Ce qui a tué Emmanuel Macron est d’avoir expliqué aux gens modestes et apartisans, qui se pensaient attachés à la République de façon irréfragable, que cela faisait longtemps que cette République leur réservait seulement l’obligation de se taire et de laisser les rênes à ceux qui sont compétents pour discuter et décider de leur sort. Mais, les humains supportent mieux la condition modeste, voire difficile, que l’humiliation ouverte, voire ostentatoire.
Ce qui a tué Emmanuel Macron est de ne pas avoir offert quelque chose qui ne lui coûtait rien : du respect. Tout simplement, du respect.
La tentation autoritaire
La situation de la France exemplifie le paradoxe apparent des sociétés fortement individuées, profondément diverses et pourtant en quête d’appartenance identitaire collective. Ce mélange contribue à la perception du pouvoir politique en tant que « système » agissant de façon arrogante, ignorante et autoritaire. En même temps, la radicalité d’avant-garde n’offre pas d’alternative politique, car elle ne souhaite cultiver aucun rapport avec les classes qui n’acceptent ni sa primauté intellectuelle ni ses priorités oppositionnelles.
Les « classes moyennes » sont donc devenues une population privée d’existence dans la sphère publique, priées de subir discrètement leur sort par toutes les forces républicaines, aussi bien opposantes que conservatrices. Or, souffrir silencieusement, de l’Argentine à l’Italie, des Etats-Unis à l’Allemagne, non seulement a ses limites, mais semble invariablement conduire à une issue qui promet la rupture avec l’expérience d’une démocratie hypocrite et méprisante. Le domino des impasses a ainsi commencé, et menace de transformer le désir de participation directe en quête de salut charismatique et communautaire. S’il est naturellement impossible de prédire la suite historique, il est possible d’affirmer que, sous la convergence d’un autoritarisme favorable au marché, russe, turque, étatsunien, chinois, israélien ou hongrois, la démocratie représentative agonise ; mais ses piliers préfèrent mourir au pouvoir que se transformer en acteurs de transition vers un régime où les citoyens lambda piloteront la gouvernance.

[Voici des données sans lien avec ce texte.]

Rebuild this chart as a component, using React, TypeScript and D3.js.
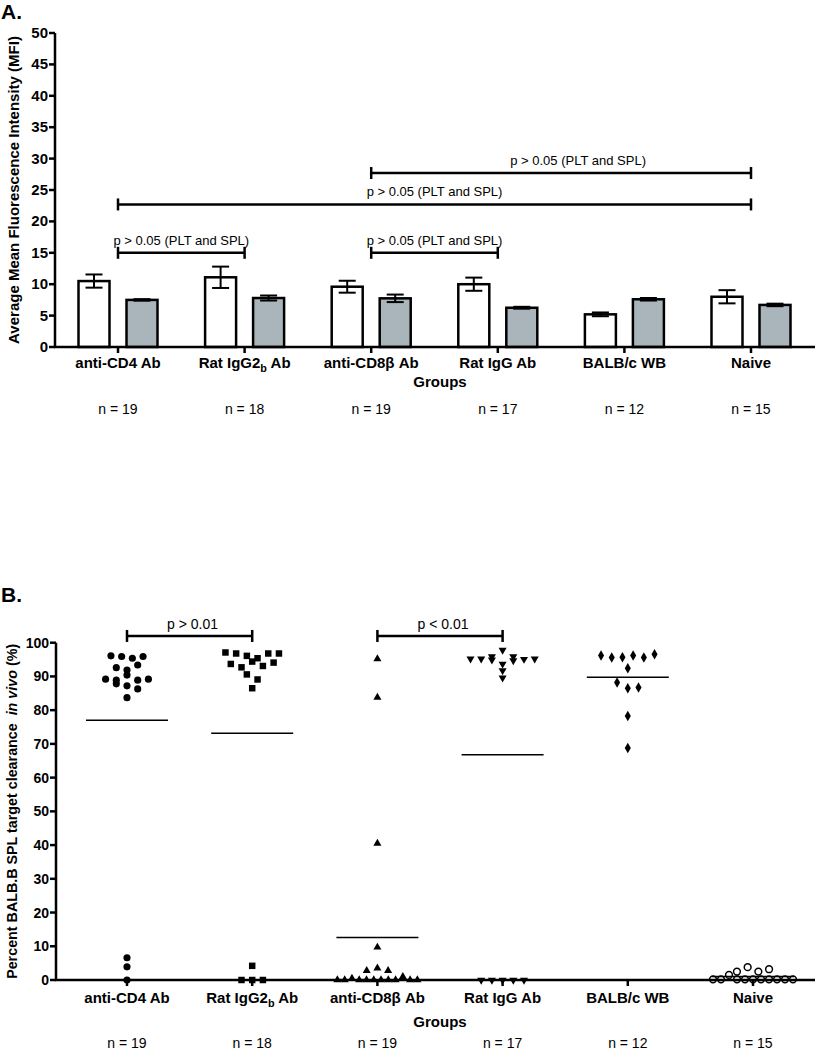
import React, { useRef, useEffect } from "react";
import * as d3 from "d3";

// groups shared by both panels
const groups = ["anti-CD4 Ab", "Rat IgG2b Ab", "anti-CD8b Ab", "Rat IgG Ab", "BALB/c WB", "Naive"];
const labelMain = ["anti-CD4 Ab", "Rat IgG2", "anti-CD8\u03b2 Ab", "Rat IgG Ab", "BALB/c WB", "Naive"];
const labelSub = ["", "b", "", "", "", ""];
const labelTail = ["", " Ab", "", "", "", ""];
const groupN = [19, 18, 19, 17, 12, 15];

// panel A: MFI means and error (PLT white, SPL grey)
const pltMean = [10.5, 11.1, 9.6, 10.0, 5.2, 8.0];
const pltErr = [1.05, 1.7, 0.95, 1.05, 0.3, 1.05];
const splMean = [7.5, 7.8, 7.75, 6.25, 7.6, 6.7];
const splErr = [0.12, 0.4, 0.6, 0.15, 0.2, 0.2];
const yTicksA = [0, 5, 10, 15, 20, 25, 30, 35, 40, 45, 50];

// significance brackets for A
const bracketFromA = [0, 2, 0, 2];
const bracketToA = [1, 3, 5, 5];
const bracketValA = [15, 15, 22.7, 27.7];
const bracketTextA = ["p > 0.05 (PLT and SPL)", "p > 0.05 (PLT and SPL)", "p > 0.05 (PLT and SPL)", "p > 0.05 (PLT and SPL)"];

// panel B: percent clearance per animal
const cd4Vals = [96.1, 95.9, 95.4, 95.9, 92.6, 91.9, 93.4, 89.2, 88.9, 90.4, 88.9, 89.2, 87.8, 87.2, 86.3, 83.7, 6.6, 3.9, 0];
const igg2bVals = [97.1, 96.8, 96.1, 93.7, 92.7, 94.4, 95.4, 93.1, 96.8, 94.1, 96.8, 90.6, 89.1, 86.5, 4.2, 0, 0, 0];
const cd8Vals = [95.2, 83.8, 40.5, 9.7, 2.8, 3.5, 2.8, 0, 0, 0.5, 0, 0, 0, 0, 0, 0, 1.0, 0, 0];
const iggVals = [95.2, 95.2, 94.9, 91.7, 95.9, 97.8, 93.7, 89.6, 95.9, 94.7, 95.1, 95.2, 0, 0, 0, 0, 0];
const balbVals = [96.2, 95.6, 88.2, 95.7, 92.4, 86.5, 78.3, 68.8, 96.2, 95.6, 86.7, 96.6];
const naiveVals = [0.2, 2.5, 0.2, 1.5, 0.2, 0.2, 3.8, 0.2, 0.2, 0.2, 0.2, 2.5, 0.2, 3.2, 0.2];
const yTicksB = [0, 10, 20, 30, 40, 50, 60, 70, 80, 90, 100];

const bracketFromB = [0, 2];
const bracketToB = [1, 3];
const bracketValB = [102, 102];
const bracketTextB = ["p > 0.01", "p < 0.01"];

const FONT = "'Liberation Sans', Arial, sans-serif";

// row based column-scatter layout (values close in y share a row, spread sideways)
function swarm(values, y, step, rowPx, maxHalf) {
  const idx = values.map((v, i) => i).sort((a, b) => values[b] - values[a]);
  const rows = [];
  let cur = null;
  idx.forEach((i) => {
    if (!cur || Math.abs(y(values[i]) - y(values[cur[0]])) > rowPx) {
      cur = [i];
      rows.push(cur);
    } else cur.push(i);
  });
  const off = new Array(values.length).fill(0);
  rows.forEach((r) => {
    r.sort((a, b) => a - b);
    const k = r.length;
    const s = k > 1 ? Math.min(step, (2 * maxHalf) / (k - 1)) : 0;
    r.forEach((i, j) => (off[i] = (j - (k - 1) / 2) * s));
  });
  return off;
}

function groupLabel(g, x, y, i, size) {
  const t = g
    .append("text")
    .attr("x", x)
    .attr("y", y)
    .attr("text-anchor", "middle")
    .attr("font-size", size)
    .attr("font-weight", "bold")
    .style("white-space", "pre");
  t.append("tspan").text(labelMain[i]);
  if (labelSub[i]) {
    t.append("tspan").attr("font-size", size * 0.72).attr("dy", 4).text(labelSub[i]);
    t.append("tspan").attr("dy", -4).text(labelTail[i]);
  }
}

const App = () => {
  const ref = useRef(null);

  useEffect(() => {
    if (!ref.current) return;
    const svg = d3.select(ref.current);
    svg.selectAll("*").remove();
    svg.attr("font-family", FONT);

    /* ---------- panel A ---------- */
    const a = svg.append("g");
    const xA = d3.scalePoint().domain(groups).range([118, 751]);
    const yA = d3.scaleLinear().domain([0, 50]).range([347, 33]);

    a.append("text").attr("x", 1).attr("y", 19).attr("font-size", 21).attr("font-weight", "bold").text("A.");

    // y axis
    a.append("line").attr("x1", 55).attr("x2", 55).attr("y1", yA(50)).attr("y2", yA(0)).attr("stroke", "black").attr("stroke-width", 2.5);
    yTicksA.forEach((t) => {
      a.append("line").attr("x1", 49).attr("x2", 55).attr("y1", yA(t)).attr("y2", yA(t)).attr("stroke", "black").attr("stroke-width", 2.5);
      a.append("text").attr("x", 48).attr("y", yA(t) + 5).attr("text-anchor", "end").attr("font-size", 15).attr("font-weight", "bold").text(t);
    });
    a.append("text")
      .attr("transform", `translate(19,${(yA(0) + yA(50)) / 2}) rotate(-90)`)
      .attr("text-anchor", "middle")
      .attr("font-size", 15)
      .attr("font-weight", "bold")
      .text("Average Mean Fluorescence Intensity (MFI)");

    // bars
    const barW = 31;
    const barOff = 24;
    const drawBar = (cx, v, e, fill) => {
      a.append("rect")
        .attr("x", cx - barW / 2)
        .attr("y", yA(v))
        .attr("width", barW)
        .attr("height", yA(0) - yA(v))
        .attr("fill", fill)
        .attr("stroke", "black")
        .attr("stroke-width", 2.5);
      a.append("line").attr("x1", cx).attr("x2", cx).attr("y1", yA(v - e)).attr("y2", yA(v + e)).attr("stroke", "black").attr("stroke-width", 2);
      [v - e, v + e].forEach((yy) =>
        a.append("line").attr("x1", cx - 8.5).attr("x2", cx + 8.5).attr("y1", yA(yy)).attr("y2", yA(yy)).attr("stroke", "black").attr("stroke-width", 2)
      );
    };
    groups.forEach((g, i) => {
      drawBar(xA(g) - barOff, pltMean[i], pltErr[i], "white");
      drawBar(xA(g) + barOff, splMean[i], splErr[i], "#a9b5bb");
    });

    // x axis
    a.append("line").attr("x1", 54).attr("x2", 815).attr("y1", yA(0)).attr("y2", yA(0)).attr("stroke", "black").attr("stroke-width", 2.5);
    groups.forEach((g, i) => {
      a.append("line").attr("x1", xA(g)).attr("x2", xA(g)).attr("y1", yA(0)).attr("y2", yA(0) + 6).attr("stroke", "black").attr("stroke-width", 2.5);
      groupLabel(a, xA(g), 368, i, 15);
      a.append("text").attr("x", xA(g)).attr("y", 414).attr("text-anchor", "middle").attr("font-size", 14).text(`n = ${groupN[i]}`);
    });
    a.append("text").attr("x", 440).attr("y", 387).attr("text-anchor", "middle").attr("font-size", 15).attr("font-weight", "bold").text("Groups");

    // brackets
    bracketValA.forEach((v, k) => {
      const x1 = xA(groups[bracketFromA[k]]);
      const x2 = xA(groups[bracketToA[k]]);
      const y = yA(v);
      a.append("line").attr("x1", x1).attr("x2", x2).attr("y1", y).attr("y2", y).attr("stroke", "black").attr("stroke-width", 2.5);
      [x1, x2].forEach((x) => a.append("line").attr("x1", x).attr("x2", x).attr("y1", y - 6).attr("y2", y + 6).attr("stroke", "black").attr("stroke-width", 2.5));
      const dx = k === 3 ? 17 : 0;
      a.append("text").attr("x", (x1 + x2) / 2 + dx).attr("y", y - 8).attr("text-anchor", "middle").attr("font-size", 13).text(bracketTextA[k]);
    });

    /* ---------- panel B ---------- */
    const b = svg.append("g");
    const xB = d3.scalePoint().domain(groups).range([127, 753]);
    const yB = d3.scaleLinear().domain([0, 100]).range([980, 642.7]);

    b.append("text").attr("x", 1).attr("y", 602).attr("font-size", 21).attr("font-weight", "bold").text("B.");

    b.append("line").attr("x1", 56).attr("x2", 56).attr("y1", yB(100)).attr("y2", yB(0)).attr("stroke", "black").attr("stroke-width", 2.5);
    yTicksB.forEach((t) => {
      b.append("line").attr("x1", 50).attr("x2", 56).attr("y1", yB(t)).attr("y2", yB(t)).attr("stroke", "black").attr("stroke-width", 2.5);
      b.append("text").attr("x", 49).attr("y", yB(t) + 5).attr("text-anchor", "end").attr("font-size", 14).attr("font-weight", "bold").text(t);
    });
    const yt = b
      .append("text")
      .attr("transform", `translate(17,${(yB(0) + yB(100)) / 2}) rotate(-90)`)
      .attr("text-anchor", "middle")
      .attr("font-size", 14.3)
      .attr("font-weight", "bold")
      .style("white-space", "pre");
    yt.append("tspan").text("Percent BALB.B SPL target clearance  ");
    yt.append("tspan").attr("font-style", "italic").text("in vivo");
    yt.append("tspan").text(" (%)");

    b.append("line").attr("x1", 55).attr("x2", 815).attr("y1", yB(0)).attr("y2", yB(0)).attr("stroke", "black").attr("stroke-width", 2.5);

    const series = [cd4Vals, igg2bVals, cd8Vals, iggVals, balbVals, naiveVals];
    const symbols = [d3.symbolCircle, d3.symbolSquare, d3.symbolTriangle, d3.symbolTriangle, d3.symbolDiamond, d3.symbolCircle];
    const sizes = [40, 42, 28, 28, 32, 36];

    series.forEach((vals, i) => {
      const cx = xB(groups[i]);
      const offs = swarm(vals, yB, 10.7, 7, 40);
      const path = d3.symbol().type(symbols[i]).size(sizes[i])();
      b.append("g")
        .selectAll("path")
        .data(vals)
        .join("path")
        .attr("d", path)
        .attr("transform", (d, j) => `translate(${cx + offs[j]},${yB(d)})${i === 3 ? " rotate(180)" : ""}`)
        .attr("fill", i === 5 ? "white" : "black")
        .attr("fill-opacity", i === 5 ? 0 : 1)
        .attr("stroke", "black")
        .attr("stroke-width", i === 5 ? 1.5 : 0);
      // mean line
      const m = d3.mean(vals);
      b.append("line").attr("x1", cx - 41).attr("x2", cx + 41).attr("y1", yB(m)).attr("y2", yB(m)).attr("stroke", "black").attr("stroke-width", 1.5);
    });

    groups.forEach((g, i) => {
      b.append("line").attr("x1", xB(g)).attr("x2", xB(g)).attr("y1", yB(0)).attr("y2", yB(0) + 6).attr("stroke", "black").attr("stroke-width", 2.5);
      groupLabel(b, xB(g), 1003, i, 15);
      b.append("text").attr("x", xB(g)).attr("y", 1048).attr("text-anchor", "middle").attr("font-size", 14).text(`n = ${groupN[i]}`);
    });
    b.append("text").attr("x", 440).attr("y", 1027).attr("text-anchor", "middle").attr("font-size", 15).attr("font-weight", "bold").text("Groups");

    bracketValB.forEach((v, k) => {
      const x1 = xB(groups[bracketFromB[k]]);
      const x2 = xB(groups[bracketToB[k]]);
      const y = yB(v);
      b.append("line").attr("x1", x1).attr("x2", x2).attr("y1", y).attr("y2", y).attr("stroke", "black").attr("stroke-width", 2.5);
      [x1, x2].forEach((x) => b.append("line").attr("x1", x).attr("x2", x).attr("y1", y - 6).attr("y2", y + 6).attr("stroke", "black").attr("stroke-width", 2.5));
      b.append("text").attr("x", (x1 + x2) / 2 + 3).attr("y", y - 7).attr("text-anchor", "middle").attr("font-size", 14).text(bracketTextB[k]);
    });
  }, []);

  return (
    <svg
      ref={ref}
      width={817}
      height={1050}
      style={{ position: "absolute", left: 0, top: 0, background: "white" }}
    />
  );
};

export default App;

Un autoritarisme adapté à la liberté individuelle sur tous les plans, hormis l’opposition idéologique, est possible ; tout comme un capitalisme parfaitement réussi sous un régime communiste, ce que prouve l’évolution de la Chine. Des formes politiques jadis impensables se réalisent sous la régression des formes de pouvoir devenues obsolètes. Une nouvelle version de fascisme ‘favorable à l’individu’ se développe, capable de combiner la poursuite des trajectoires personnelles désirées avec la répression de toute contestation collective. Malheureusement, cette version est tentante pour ceux qui ont collectivement échoué à contester le statu quo et individuellement échoué à se faire respecter. C’est une erreur de penser que les oublier est sans conséquences. C’est un manque de discernement politique de considérer que ceux qui se pensent « apolitiques » le sont vraiment. Et c’est une faute, à la fois idéologique et morale, de les priver de leur droit à l’histoire, au risque qu’ils l’exercent de façon vindicative pour nous engloutir tous dans une nouvelle modernité autoritaire.